I enjoy the history and the hilarity on 'Alaskan Killer Bigfoot'

My daughter and I binged watched all the available episodes of Alaskan Killer Bigfoot last night. Reality TV has mastered the use of cute VHS-style edits and Blair Witch camera placement to make paranormal stuff extra hilarious to 50-year-old dads, and spookily terrifying to 14-year-olds.

Evidently the CDP of Nanwalek, Alaska needs more space. The small community of 200-300 people relies largely on the ground they live on for much of their sustenance. There is simply not enough space in their small bay on the Kenai peninsula for another generation to thrive, however — just a few miles away there is some fantastic, resource-rich land that the town elders abandoned in the early 1950s, because of Bigfoot.

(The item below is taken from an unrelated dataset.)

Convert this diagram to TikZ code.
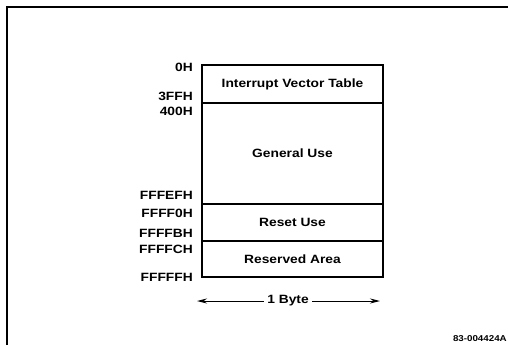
\documentclass[tikz,border=0pt]{standalone}
\usepackage{fontspec}
\setmainfont[FakeStretch=1.15]{Liberation Sans}
\usepackage{tikz}
\usetikzlibrary{arrows.meta,positioning}

\begin{document}
\begin{tikzpicture}[x=1pt, y=-1pt, node distance=0pt,
  every node/.style={font=\fontsize{12}{14}\selectfont\bfseries},
  region/.style={rectangle, draw, line width=1.3pt, minimum width=181pt, inner sep=0pt, outer sep=0pt},
  addr/.style={anchor=east, inner sep=0pt}]
\useasboundingbox (0,0) rectangle (508,345);
\draw [line width=1.6pt] (7,345) -- (7,7) -- (508,7);

% memory map
\node (ivt) [region, minimum height=38pt, anchor=north west] at (202,65) {Interrupt Vector Table};
\node (general) [region, minimum height=101pt, below=0pt of ivt] {General Use};
\node (reset) [region, minimum height=37pt, below=0pt of general] {Reset Use};
\node (reserved) [region, minimum height=36pt, below=0pt of reset] {Reserved Area};

% addresses
\foreach \ya/\txt/\nm in {67/0H/a0, 96/3FFH/a3ff, 111/400H/a400, 195/FFFEFH/afffef,
    213/FFFF0H/affff0, 233/FFFFBH/affffb, 249/FFFFCH/affffc, 277/FFFFFH/afffff}
  \node (\nm) [addr] at (193,\ya) {\txt};

\node (byte) at (288,301) {1 Byte};
\coordinate (bl) at (197,301);
\coordinate (br) at (380,301);
\draw [line width=1pt, -{Stealth[length=10pt,width=5pt]}] (byte.west) -- (bl);
\draw [line width=1pt, -{Stealth[length=10pt,width=5pt]}] (byte.east) -- (br);

\node (code) [anchor=east, inner sep=0pt, font=\fontsize{8.5}{9}\selectfont\bfseries] at (507,339) {83-004424A};
\end{tikzpicture}
\end{document}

Locals call Bigfoot 'Nantinaq.' This version of Big Foot is more than just a giant bi-pedal ape creature with super strength and stench, it also is a shapeshifter, transdimensional traveler, tree inhabitant, and really does not like a good sauna. The series uses awesome 80's VHS-style effects to give the series an eerie feeling when talking to Town Elders and others, but I am pretty sure most of those interviews are current-era.

Apparently, a lot of people died, went missing, suffered mystery illnesses, and heard weird noises in the forest. Frequently these incidents involved feats of superhuman strength or were otherwise inexplicable. So, as aforementioned, sick of finding friends mutilated bodies floating in a lagoon, they bailed.

Now reality TV sends a couple of guys into the woods with cameras and spooky stuff happens.